[Data listing]
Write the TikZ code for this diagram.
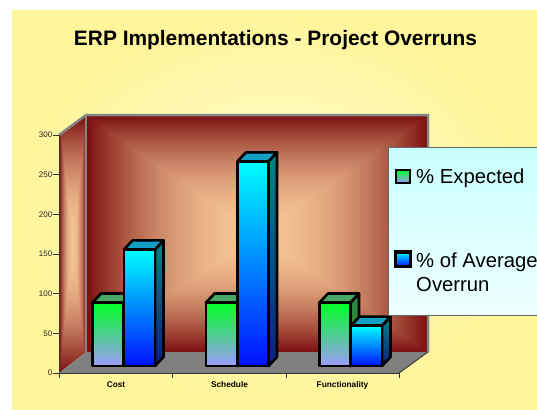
\documentclass[tikz,border=0pt]{standalone}
\usepackage{fontspec}
\setmainfont{Liberation Sans}
\usepackage{tikz}
\usetikzlibrary{calc}
\usepgflibrary{shadings}
\definecolor{chartYellow}{HTML}{FFF59A}
\definecolor{chartPale}{HTML}{FFFBD2}
\definecolor{wallGray}{HTML}{868686}
\definecolor{floorGray}{HTML}{808080}
\definecolor{expTop}{HTML}{00FF22}
\definecolor{expBottom}{HTML}{9C9CFF}
\definecolor{expSide}{HTML}{2A8A3A}
\definecolor{expLid}{HTML}{45A865}
\definecolor{avgTop}{HTML}{00FFFF}
\definecolor{avgBottom}{HTML}{0010FF}
\definecolor{avgSideTop}{HTML}{008585}
\definecolor{avgSideBottom}{HTML}{0A1E80}
\definecolor{avgLid}{HTML}{14A0C4}
\definecolor{legendTop}{HTML}{C8FFFF}
\definecolor{legendBottom}{HTML}{EEFFFF}
% peach centre, dark red rim (rectangular gradient)
\pgfdeclarefunctionalshading{wallshade}{\pgfpointorigin}{\pgfpoint{100bp}{100bp}}{}{
  50 sub abs exch 50 sub abs 2 copy lt {exch} if pop
  25 div 1 2 copy gt {exch} if pop
  dup mul
  dup -0.48 mul 0.96 add exch
  dup -0.72 mul 0.77 add exch
  -0.53 mul 0.58 add
}

\begin{document}
\begin{tikzpicture}[x=1bp, y=-1bp, every node/.style={inner sep=0pt},
    barline/.style={draw=black, line width=2.6bp, line join=round},
    wallline/.style={draw=wallGray, line width=2.5bp},
    axisline/.style={draw=black!80, line width=0.9bp},
    ticklabel/.style={font=\fontsize{8bp}{9bp}\selectfont, text=black!85},
    catlabel/.style={font=\bfseries\fontsize{8.3bp}{10bp}\selectfont},
    legendtext/.style={font=\fontsize{20.3bp}{24bp}\selectfont, anchor=base west}]
  \useasboundingbox (0,0) rectangle (537,409);
  \fill[white] (0,0) rectangle (537,409);
  \shade[inner color=chartPale, outer color=chartYellow] (12,10) rectangle (537,409);

  \coordinate (O) at (59,373);
  \coordinate (T) at (59,135);
  \coordinate (X) at (399,373);
  \coordinate (Ob) at (86,352);
  \coordinate (Tb) at (86,115);
  \coordinate (Xb) at (428,352);
  \coordinate (XTb) at (428,115);

  % walls and floor
  \shade[shading=wallshade] (Tb) rectangle (Xb);
  \shade[shading=wallshade] (T) -- (Tb) -- (Ob) -- (O) -- cycle;
  \fill[floorGray] (O) -- (Ob) -- (Xb) -- (X) -- cycle;
  \draw[wallline] (T) -- (Tb) -- (XTb) -- (Xb);
  \draw[wallline] (Tb) -- (Ob);
  \draw[axisline] (X) -- (Xb);
  \draw[axisline] (T) -- (O) -- (X);

  \foreach \v in {0,50,...,300} {
    \draw[axisline] (53,373-0.7933*\v) -- (59,373-0.7933*\v);
    \node[ticklabel, anchor=east] (ytick\v) at (52.5,373-0.7933*\v) {\v};
  }
  \foreach \x in {59,172.5,286,399}
    \draw[axisline] (\x,373) -- (\x,378);
  \node[catlabel] (catCost) at (116,385) {Cost};
  \node[catlabel] (catSchedule) at (229.5,385) {Schedule};
  \node[catlabel] (catFunctionality) at (342.5,385) {Functionality};

  % bars: green = expected, blue = average overrun
  \foreach \i/\v in {0/147, 1/258, 2/51} {
    \pgfmathsetmacro{\gx}{92.5+113.5*\i}
    \pgfmathsetmacro{\bx}{\gx+31.5}
    \pgfmathsetmacro{\gy}{366-0.7933*80}
    \pgfmathsetmacro{\by}{366-0.7933*\v}
    \filldraw[barline, fill=expSide] (\gx+31,366) -- (\gx+31,\gy) -- (\gx+39.5,\gy-9) -- (\gx+39.5,357) -- cycle;
    \filldraw[barline, fill=expLid] (\gx,\gy) -- (\gx+31,\gy) -- (\gx+39.5,\gy-9) -- (\gx+8.5,\gy-9) -- cycle;
    \shadedraw[barline, top color=expTop, bottom color=expBottom] (\gx,\gy) rectangle (\gx+31,366);
    \shadedraw[barline, top color=avgSideTop, bottom color=avgSideBottom] (\bx+31,366) -- (\bx+31,\by) -- (\bx+39.5,\by-9) -- (\bx+39.5,357) -- cycle;
    \filldraw[barline, fill=avgLid] (\bx,\by) -- (\bx+31,\by) -- (\bx+39.5,\by-9) -- (\bx+8.5,\by-9) -- cycle;
    \shadedraw[barline, top color=avgTop, bottom color=avgBottom] (\bx,\by) rectangle (\bx+31,366);
  }

  % legend
  \shadedraw[draw=black!60, line width=0.8bp, top color=legendTop, bottom color=legendBottom] (388.5,147.5) rectangle (545,315);
  \shadedraw[draw=black, line width=1.5bp, top color=expTop, bottom color=expBottom] (396,170) rectangle (410,183);
  \shadedraw[draw=black, line width=3.4bp, top color=avgTop, bottom color=avgBottom] (395.7,251.8) rectangle (410.3,266.5);
  \node[legendtext] (legExpected) at (416,183) {\% Expected};
  \node[legendtext] (legAverage) at (416,267.5) {\% of Average};
  \node[legendtext] (legOverrun) at (416,291.7) {Overrun};

  \node[font=\bfseries\fontsize{20.9bp}{25bp}\selectfont, anchor=base] (title) at (275.5,45.7) {ERP Implementations - Project Overruns};
\end{tikzpicture}
\end{document}
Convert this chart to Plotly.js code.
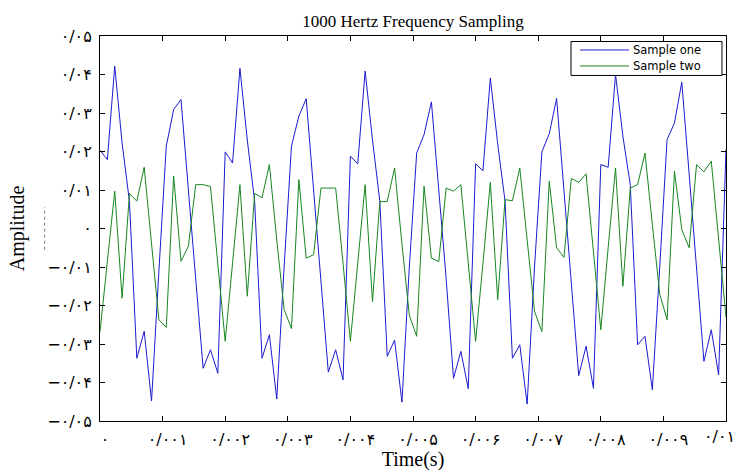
<!DOCTYPE html>
<html>
<head>
<meta charset="utf-8">
<script src="https://cdn.plot.ly/plotly-3.0.1.min.js"></script>
<style>html,body{margin:0;padding:0;background:#fff;}#chart{width:737px;height:471px;}</style>
</head>
<body>
<div id="chart"></div>
<script>
// Sampling: 8500 samples per second, starting at t = 0 (0.01 s shown)
const sampleStart = 0;
const sampleInterval = 1 / 8500;

const sampleOne = [
  0.0203, 0.0179, 0.0422, 0.0222, 0.0070, -0.0337, -0.0267, -0.0448, -0.0110, 0.0214,
  0.0309, 0.0335, 0.0100, -0.0130, -0.0363, -0.0315, -0.0376, 0.0199, 0.0170, 0.0416,
  0.0230, 0.0070, -0.0337, -0.0276, -0.0443, -0.0100, 0.0214, 0.0292, 0.0337, 0.0100,
  -0.0130, -0.0373, -0.0315, -0.0393, 0.0188, 0.0168, 0.0409, 0.0230, 0.0070, -0.0332,
  -0.0290, -0.0451, -0.0100, 0.0196, 0.0244, 0.0329, 0.0100, -0.0130, -0.0389, -0.0319,
  -0.0416, 0.0168, 0.0150, 0.0391, 0.0220, 0.0071, -0.0337, -0.0302, -0.0456, -0.0100,
  0.0199, 0.0246, 0.0338, 0.0100, -0.0130, -0.0382, -0.0306, -0.0415, 0.0166, 0.0159,
  0.0400, 0.0240, 0.0114, -0.0302, -0.0280, -0.0419, -0.0100, 0.0231, 0.0274, 0.0380,
  0.0140, -0.0100, -0.0345, -0.0263, -0.0380, 0.0205
];

const sampleTwo = [
  -0.0268, -0.0080, 0.0097, -0.0181, 0.0091, 0.0071, 0.0159, -0.0040, -0.0237, -0.0257,
  0.0136, -0.0085, -0.0046, 0.0114, 0.0114, 0.0109, -0.0090, -0.0293, -0.0090, 0.0114,
  -0.0176, 0.0091, 0.0080, 0.0166, -0.0030, -0.0210, -0.0260, 0.0127, -0.0077, -0.0068,
  0.0105, 0.0105, 0.0105, -0.0090, -0.0293, -0.0090, 0.0114, -0.0190, 0.0070, 0.0070,
  0.0157, -0.0040, -0.0225, -0.0280, 0.0110, -0.0077, -0.0086, 0.0105, 0.0097, 0.0114,
  -0.0090, -0.0293, -0.0090, 0.0120, -0.0185, 0.0075, 0.0072, 0.0157, -0.0030, -0.0215,
  -0.0268, 0.0123, -0.0050, -0.0075, 0.0130, 0.0120, 0.0142, -0.0060, -0.0263, -0.0050,
  0.0157, -0.0150, 0.0105, 0.0114, 0.0196, 0.0010, -0.0170, -0.0237, 0.0149, -0.0003,
  -0.0050, 0.0166, 0.0147, 0.0175, -0.0030, -0.0230
];

const seriesNames = ['Sample one', 'Sample two'];
const seriesColors = ['#1a1ad0', '#17861f'];

const xTickVals = [0, 0.001, 0.002, 0.003, 0.004, 0.005, 0.006, 0.007, 0.008, 0.009, 0.01];
const xTickText = ['۰', '۰/۰۰۱', '۰/۰۰۲', '۰/۰۰۳', '۰/۰۰۴', '۰/۰۰۵', '۰/۰۰۶', '۰/۰۰۷', '۰/۰۰۸', '۰/۰۰۹', '۰/۰۱'];
const yTickVals = [-0.05, -0.04, -0.03, -0.02, -0.01, 0, 0.01, 0.02, 0.03, 0.04, 0.05];
const yTickText = ['−۰/۰۵', '−۰/۰۴', '−۰/۰۳', '−۰/۰۲', '−۰/۰۱', '۰', '۰/۰۱', '۰/۰۲', '۰/۰۳', '۰/۰۴', '۰/۰۵'];

const titleText = '1000 Hertz Frequency Sampling';
const xTitle = 'Time(s)';
const yTitle = 'Amplitude';

const serif = 'Liberation Serif, Times New Roman, DejaVu Sans, serif';
const tickFont = {family: 'DejaVu Sans, sans-serif', size: 16, color: '#000'};

const traces = seriesNames.map((name, i) => ({
  type: 'scatter', mode: 'lines', name: name, x0: sampleStart, dx: sampleInterval,
  y: i === 0 ? sampleOne : sampleTwo, line: {color: seriesColors[i], width: 1},
  showlegend: false
}));

const axisCommon = {
  showline: true, mirror: 'ticks', linecolor: '#000', linewidth: 1,
  ticks: 'inside', ticklen: 5, tickcolor: '#000', tickwidth: 1,
  showgrid: false, zeroline: false, tickfont: tickFont, tickmode: 'array'
};

// the last x tick label sits against the right edge of the figure, as in the reference
const lastX = xTickText.length - 1;
const xAxisLabels = xTickText.map((t, i) => (i === lastX ? '' : t));

// legend box (drawn in paper coordinates, inside the top-right corner)
const legBox = {x0: 0.7524, x1: 0.9936, y0: 0.8975, y1: 0.9857};
const legRowsY = [0.9637, 0.9222];
const legLineX = [0.7668, 0.8450];
const legTextX = 0.8500;

const shapes = [
  {type: 'line', xref: 'paper', yref: 'paper', x0: -0.0885, x1: -0.0885, y0: 0.445, y1: 0.556,
   line: {color: '#7a7a7a', width: 1, dash: 'dot'}},
  {type: 'rect', xref: 'paper', yref: 'paper', x0: legBox.x0, x1: legBox.x1, y0: legBox.y0, y1: legBox.y1,
   line: {color: '#000', width: 1}, fillcolor: '#fff', layer: 'above'}
];
const annotations = [
  {xref: 'paper', yref: 'paper', x: 1.0165, y: -0.0415, xanchor: 'right', yanchor: 'middle',
   text: xTickText[lastX], showarrow: false, borderpad: 0, font: tickFont}
];
seriesNames.forEach((name, i) => {
  shapes.push({type: 'line', xref: 'paper', yref: 'paper', x0: legLineX[0], x1: legLineX[1],
               y0: legRowsY[i], y1: legRowsY[i], line: {color: seriesColors[i], width: 1}, layer: 'above'});
  annotations.push({xref: 'paper', yref: 'paper', x: legTextX, y: legRowsY[i], xanchor: 'left', yanchor: 'middle',
                    text: name, showarrow: false, borderpad: 0,
                    font: {family: 'DejaVu Sans, sans-serif', size: 11.5, color: '#000'}});
});

const layout = {
  width: 737, height: 471,
  paper_bgcolor: '#fff', plot_bgcolor: '#fff',
  margin: {l: 100, r: 11, t: 36, b: 50, pad: 0},
  title: {text: titleText, font: {family: serif, size: 17, color: '#000'},
          x: 0.5, xref: 'paper', y: 0.955, yref: 'container', yanchor: 'middle'},
  xaxis: Object.assign({}, axisCommon, {
    range: [0, 0.01], tickvals: xTickVals, ticktext: xAxisLabels,
    ticklabelstandoff: 4, ticklabelshift: 5,
    title: {text: xTitle, font: {family: serif, size: 20, color: '#000'}, standoff: 8}
  }),
  yaxis: Object.assign({}, axisCommon, {
    range: [-0.05, 0.05], tickvals: yTickVals, ticktext: yTickText,
    ticklabelstandoff: 4,
    title: {text: yTitle, font: {family: serif, size: 20, color: '#000'}, standoff: 17}
  }),
  showlegend: false,
  shapes: shapes,
  annotations: annotations
};

Plotly.newPlot('chart', traces, layout, {displayModeBar: false, staticPlot: true});
</script>
</body>
</html>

Directive >> Look above for the line with "Convert this chart to Plotly.js code." and the line with "const seriesColors = ['#1a1ad0', '#17861f'];", then copy exactly the lines from the first through the second, both kept, with no pictures.

Task response >>
Convert this chart to Plotly.js code.
<!DOCTYPE html>
<html>
<head>
<meta charset="utf-8">
<script src="https://cdn.plot.ly/plotly-3.0.1.min.js"></script>
<style>html,body{margin:0;padding:0;background:#fff;}#chart{width:737px;height:471px;}</style>
</head>
<body>
<div id="chart"></div>
<script>
// Sampling: 8500 samples per second, starting at t = 0 (0.01 s shown)
const sampleStart = 0;
const sampleInterval = 1 / 8500;

const sampleOne = [
  0.0203, 0.0179, 0.0422, 0.0222, 0.0070, -0.0337, -0.0267, -0.0448, -0.0110, 0.0214,
  0.0309, 0.0335, 0.0100, -0.0130, -0.0363, -0.0315, -0.0376, 0.0199, 0.0170, 0.0416,
  0.0230, 0.0070, -0.0337, -0.0276, -0.0443, -0.0100, 0.0214, 0.0292, 0.0337, 0.0100,
  -0.0130, -0.0373, -0.0315, -0.0393, 0.0188, 0.0168, 0.0409, 0.0230, 0.0070, -0.0332,
  -0.0290, -0.0451, -0.0100, 0.0196, 0.0244, 0.0329, 0.0100, -0.0130, -0.0389, -0.0319,
  -0.0416, 0.0168, 0.0150, 0.0391, 0.0220, 0.0071, -0.0337, -0.0302, -0.0456, -0.0100,
  0.0199, 0.0246, 0.0338, 0.0100, -0.0130, -0.0382, -0.0306, -0.0415, 0.0166, 0.0159,
  0.0400, 0.0240, 0.0114, -0.0302, -0.0280, -0.0419, -0.0100, 0.0231, 0.0274, 0.0380,
  0.0140, -0.0100, -0.0345, -0.0263, -0.0380, 0.0205
];

const sampleTwo = [
  -0.0268, -0.0080, 0.0097, -0.0181, 0.0091, 0.0071, 0.0159, -0.0040, -0.0237, -0.0257,
  0.0136, -0.0085, -0.0046, 0.0114, 0.0114, 0.0109, -0.0090, -0.0293, -0.0090, 0.0114,
  -0.0176, 0.0091, 0.0080, 0.0166, -0.0030, -0.0210, -0.0260, 0.0127, -0.0077, -0.0068,
  0.0105, 0.0105, 0.0105, -0.0090, -0.0293, -0.0090, 0.0114, -0.0190, 0.0070, 0.0070,
  0.0157, -0.0040, -0.0225, -0.0280, 0.0110, -0.0077, -0.0086, 0.0105, 0.0097, 0.0114,
  -0.0090, -0.0293, -0.0090, 0.0120, -0.0185, 0.0075, 0.0072, 0.0157, -0.0030, -0.0215,
  -0.0268, 0.0123, -0.0050, -0.0075, 0.0130, 0.0120, 0.0142, -0.0060, -0.0263, -0.0050,
  0.0157, -0.0150, 0.0105, 0.0114, 0.0196, 0.0010, -0.0170, -0.0237, 0.0149, -0.0003,
  -0.0050, 0.0166, 0.0147, 0.0175, -0.0030, -0.0230
];

const seriesNames = ['Sample one', 'Sample two'];
const seriesColors = ['#1a1ad0', '#17861f'];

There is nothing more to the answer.